REQUIRED WORK:
Pictures in the data below are not part of the copy; transcribe everything else exactly.

SUPPLIED DATA:
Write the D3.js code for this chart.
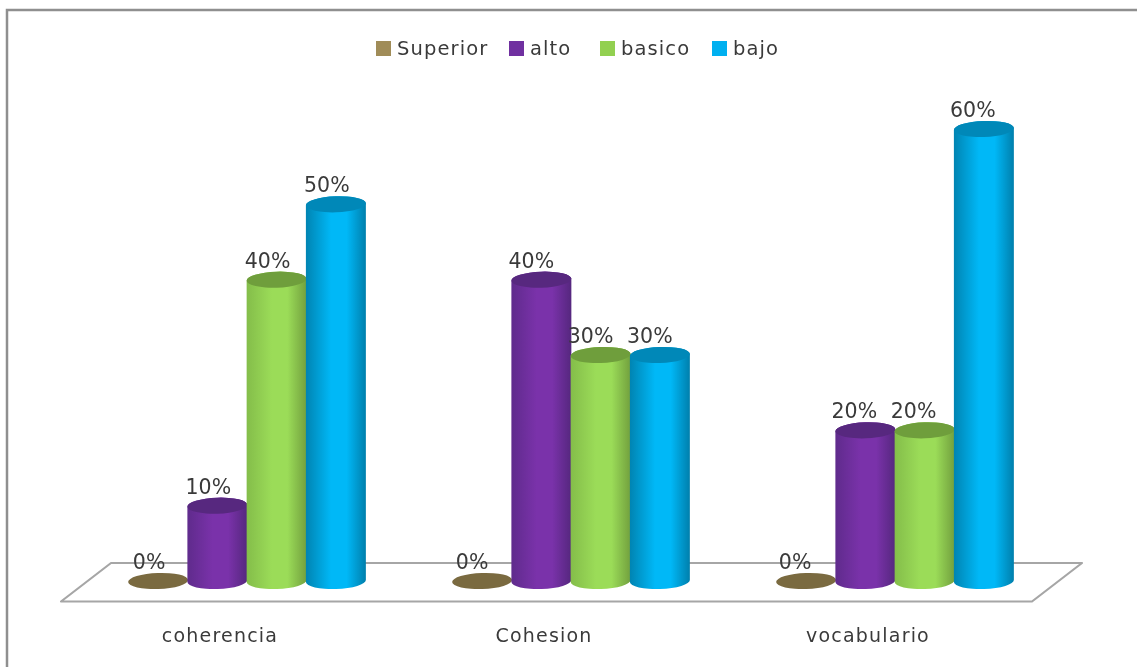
<!DOCTYPE html>
<html>
<head>
<meta charset="utf-8">
<script src="https://cdnjs.cloudflare.com/ajax/libs/d3/7.8.5/d3.min.js"></script>
<style>
  html, body { margin: 0; padding: 0; background: #fff; }
  svg { display: block; filter: blur(0.6px); }
  text { font-family: "DejaVu Sans", sans-serif; fill: #3a3a3a; }
</style>
</head>
<body>
<svg id="chart" width="1137" height="667"></svg>
<script>
const categories = ['coherencia', 'Cohesion', 'vocabulario'];
const seriesNames = ['Superior', 'alto', 'basico', 'bajo'];
const superior = [0, 0, 0];
const alto = [10, 40, 20];
const basico = [40, 30, 20];
const bajo = [50, 30, 60];
const seriesValues = [superior, alto, basico, bajo];
const tops = ['#7a6a40', '#57287f', '#6f9e3c', '#0088b8'];
const leftEdges = ['#7a6a40', '#5f2b8c', '#84bd4a', '#0084b2'];
const rightEdges = ['#7a6a40', '#55277e', '#72a03e', '#007fac'];
const mains = ['#7a6a40', '#7a32aa', '#9bdc58', '#00b8f7'];
const swatches = ['#a08c58', '#7030a0', '#92d050', '#00b0f0'];

const svg = d3.select('#chart');
const defs = svg.append('defs');

const x0 = d3.scaleBand()
  .domain(categories)
  .range([128.5, 1013.5])
  .paddingInner(0.2685);
const x1 = d3.scaleBand()
  .domain(seriesNames)
  .range([0, x0.bandwidth()]);
const y = d3.scaleLinear().domain([0, 60]).range([581, 129]);

const rx = 30;
const ry = 8;
const tilt = -2; // ellipses lean a little in the 3d view
const dy = rx * Math.sin(-tilt * Math.PI / 180);
const dx = rx * Math.cos(tilt * Math.PI / 180);

// outer frame, only top and left show in the picture
svg.append('path')
  .attr('d', 'M7,667V10H1137')
  .attr('fill', 'none')
  .attr('stroke', '#8f8f8f')
  .attr('stroke-width', 2.5);

// floor
svg.append('path')
  .attr('d', 'M61,601.5L111,563H1082L1032,601.5Z')
  .attr('fill', '#fff')
  .attr('stroke', '#a6a6a6')
  .attr('stroke-width', 2.2)
  .attr('stroke-linejoin', 'round');

// side shading of the cylinders
seriesNames.forEach((name, i) => {
  const grad = defs.append('linearGradient')
    .attr('id', 'grad' + i)
    .attr('x1', 0).attr('x2', 1).attr('y1', 0).attr('y2', 0);
  grad.append('stop').attr('offset', '0%').attr('stop-color', leftEdges[i]);
  grad.append('stop').attr('offset', '42%').attr('stop-color', mains[i]);
  grad.append('stop').attr('offset', '68%').attr('stop-color', mains[i]);
  grad.append('stop').attr('offset', '100%').attr('stop-color', rightEdges[i]);
});

const cylinder = (cx, yTop) => {
  const base = y(0);
  return `M${cx - dx},${yTop + dy}L${cx - dx},${base + dy}`
    + `A${rx},${ry} ${tilt} 0 0 ${cx + dx},${base - dy}`
    + `L${cx + dx},${yTop - dy}`
    + `A${rx},${ry} ${tilt} 0 0 ${cx - dx},${yTop + dy}Z`;
};

const groups = svg.selectAll('.group')
  .data(categories)
  .enter()
  .append('g')
  .attr('class', 'group')
  .attr('transform', d => `translate(${x0(d)},0)`);

groups.each(function(cat, c) {
  const g = d3.select(this);
  seriesNames.forEach((name, i) => {
    const v = seriesValues[i][c];
    const cx = x1(name) + x1.bandwidth() / 2;
    if (v > 0) {
      g.append('path')
        .attr('d', cylinder(cx, y(v)))
        .attr('fill', `url(#grad${i})`);
    }
    g.append('ellipse')
      .attr('rx', rx)
      .attr('ry', ry)
      .attr('transform', `translate(${cx},${y(v)}) rotate(${tilt})`)
      .attr('fill', tops[i]);
  });
});

// value labels on top so the neighbouring bars do not cover them
groups.each(function(cat, c) {
  const g = d3.select(this);
  seriesNames.forEach((name, i) => {
    const v = seriesValues[i][c];
    g.append('text')
      .attr('x', x1(name) + x1.bandwidth() / 2 - 9 - c)
      .attr('y', y(v) - 12)
      .attr('text-anchor', 'middle')
      .style('font-size', '20.5px')
      .text(v + '%');
  });
});

// category axis, labels sit left of the bars because of the 3d floor
const xAxis = d3.axisBottom(x0).tickSize(0);
const axisG = svg.append('g')
  .attr('transform', 'translate(-27,625)')
  .call(xAxis);
axisG.select('.domain').remove();
axisG.selectAll('text')
  .attr('dy', 0)
  .attr('y', 17)
  .style('font-size', '19px')
  .style('letter-spacing', '1.2px')
  .style('font-family', '"DejaVu Sans", sans-serif')
  .style('fill', '#3a3a3a');

// legend
const legendX = [376, 509, 600, 712];
const legend = svg.selectAll('.legend')
  .data(seriesNames)
  .enter()
  .append('g')
  .attr('class', 'legend')
  .attr('transform', (d, i) => `translate(${legendX[i]},41)`);
legend.append('rect')
  .attr('width', 15)
  .attr('height', 15)
  .attr('fill', (d, i) => swatches[i]);
legend.append('text')
  .attr('x', 21)
  .attr('y', 14)
  .style('font-size', '19.5px')
  .style('letter-spacing', '1.1px')
  .text(d => d);
</script>
</body>
</html>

FINAL ANSWER:
Write the D3.js code for this chart.
<!DOCTYPE html>
<html>
<head>
<meta charset="utf-8">
<script src="https://cdnjs.cloudflare.com/ajax/libs/d3/7.8.5/d3.min.js"></script>
<style>
  html, body { margin: 0; padding: 0; background: #fff; }
  svg { display: block; filter: blur(0.6px); }
  text { font-family: "DejaVu Sans", sans-serif; fill: #3a3a3a; }
</style>
</head>
<body>
<svg id="chart" width="1137" height="667"></svg>
<script>
const categories = ['coherencia', 'Cohesion', 'vocabulario'];
const seriesNames = ['Superior', 'alto', 'basico', 'bajo'];
const superior = [0, 0, 0];
const alto = [10, 40, 20];
const basico = [40, 30, 20];
const bajo = [50, 30, 60];
const seriesValues = [superior, alto, basico, bajo];
const tops = ['#7a6a40', '#57287f', '#6f9e3c', '#0088b8'];
const leftEdges = ['#7a6a40', '#5f2b8c', '#84bd4a', '#0084b2'];
const rightEdges = ['#7a6a40', '#55277e', '#72a03e', '#007fac'];
const mains = ['#7a6a40', '#7a32aa', '#9bdc58', '#00b8f7'];
const swatches = ['#a08c58', '#7030a0', '#92d050', '#00b0f0'];

const svg = d3.select('#chart');
const defs = svg.append('defs');

const x0 = d3.scaleBand()
  .domain(categories)
  .range([128.5, 1013.5])
  .paddingInner(0.2685);
const x1 = d3.scaleBand()
  .domain(seriesNames)
  .range([0, x0.bandwidth()]);
const y = d3.scaleLinear().domain([0, 60]).range([581, 129]);

const rx = 30;
const ry = 8;
const tilt = -2; // ellipses lean a little in the 3d view
const dy = rx * Math.sin(-tilt * Math.PI / 180);
const dx = rx * Math.cos(tilt * Math.PI / 180);

// outer frame, only top and left show in the picture
svg.append('path')
  .attr('d', 'M7,667V10H1137')
  .attr('fill', 'none')
  .attr('stroke', '#8f8f8f')
  .attr('stroke-width', 2.5);

// floor
svg.append('path')
  .attr('d', 'M61,601.5L111,563H1082L1032,601.5Z')
  .attr('fill', '#fff')
  .attr('stroke', '#a6a6a6')
  .attr('stroke-width', 2.2)
  .attr('stroke-linejoin', 'round');

// side shading of the cylinders
seriesNames.forEach((name, i) => {
  const grad = defs.append('linearGradient')
    .attr('id', 'grad' + i)
    .attr('x1', 0).attr('x2', 1).attr('y1', 0).attr('y2', 0);
  grad.append('stop').attr('offset', '0%').attr('stop-color', leftEdges[i]);
  grad.append('stop').attr('offset', '42%').attr('stop-color', mains[i]);
  grad.append('stop').attr('offset', '68%').attr('stop-color', mains[i]);
  grad.append('stop').attr('offset', '100%').attr('stop-color', rightEdges[i]);
});

const cylinder = (cx, yTop) => {
  const base = y(0);
  return `M${cx - dx},${yTop + dy}L${cx - dx},${base + dy}`
    + `A${rx},${ry} ${tilt} 0 0 ${cx + dx},${base - dy}`
    + `L${cx + dx},${yTop - dy}`
    + `A${rx},${ry} ${tilt} 0 0 ${cx - dx},${yTop + dy}Z`;
};

const groups = svg.selectAll('.group')
  .data(categories)
  .enter()
  .append('g')
  .attr('class', 'group')
  .attr('transform', d => `translate(${x0(d)},0)`);

groups.each(function(cat, c) {
  const g = d3.select(this);
  seriesNames.forEach((name, i) => {
    const v = seriesValues[i][c];
    const cx = x1(name) + x1.bandwidth() / 2;
    if (v > 0) {
      g.append('path')
        .attr('d', cylinder(cx, y(v)))
        .attr('fill', `url(#grad${i})`);
    }
    g.append('ellipse')
      .attr('rx', rx)
      .attr('ry', ry)
      .attr('transform', `translate(${cx},${y(v)}) rotate(${tilt})`)
      .attr('fill', tops[i]);
  });
});

// value labels on top so the neighbouring bars do not cover them
groups.each(function(cat, c) {
  const g = d3.select(this);
  seriesNames.forEach((name, i) => {
    const v = seriesValues[i][c];
    g.append('text')
      .attr('x', x1(name) + x1.bandwidth() / 2 - 9 - c)
      .attr('y', y(v) - 12)
      .attr('text-anchor', 'middle')
      .style('font-size', '20.5px')
      .text(v + '%');
  });
});

// category axis, labels sit left of the bars because of the 3d floor
const xAxis = d3.axisBottom(x0).tickSize(0);
const axisG = svg.append('g')
  .attr('transform', 'translate(-27,625)')
  .call(xAxis);
axisG.select('.domain').remove();
axisG.selectAll('text')
  .attr('dy', 0)
  .attr('y', 17)
  .style('font-size', '19px')
  .style('letter-spacing', '1.2px')
  .style('font-family', '"DejaVu Sans", sans-serif')
  .style('fill', '#3a3a3a');

// legend
const legendX = [376, 509, 600, 712];
const legend = svg.selectAll('.legend')
  .data(seriesNames)
  .enter()
  .append('g')
  .attr('class', 'legend')
  .attr('transform', (d, i) => `translate(${legendX[i]},41)`);
legend.append('rect')
  .attr('width', 15)
  .attr('height', 15)
  .attr('fill', (d, i) => swatches[i]);
legend.append('text')
  .attr('x', 21)
  .attr('y', 14)
  .style('font-size', '19.5px')
  .style('letter-spacing', '1.1px')
  .text(d => d);
</script>
</body>
</html>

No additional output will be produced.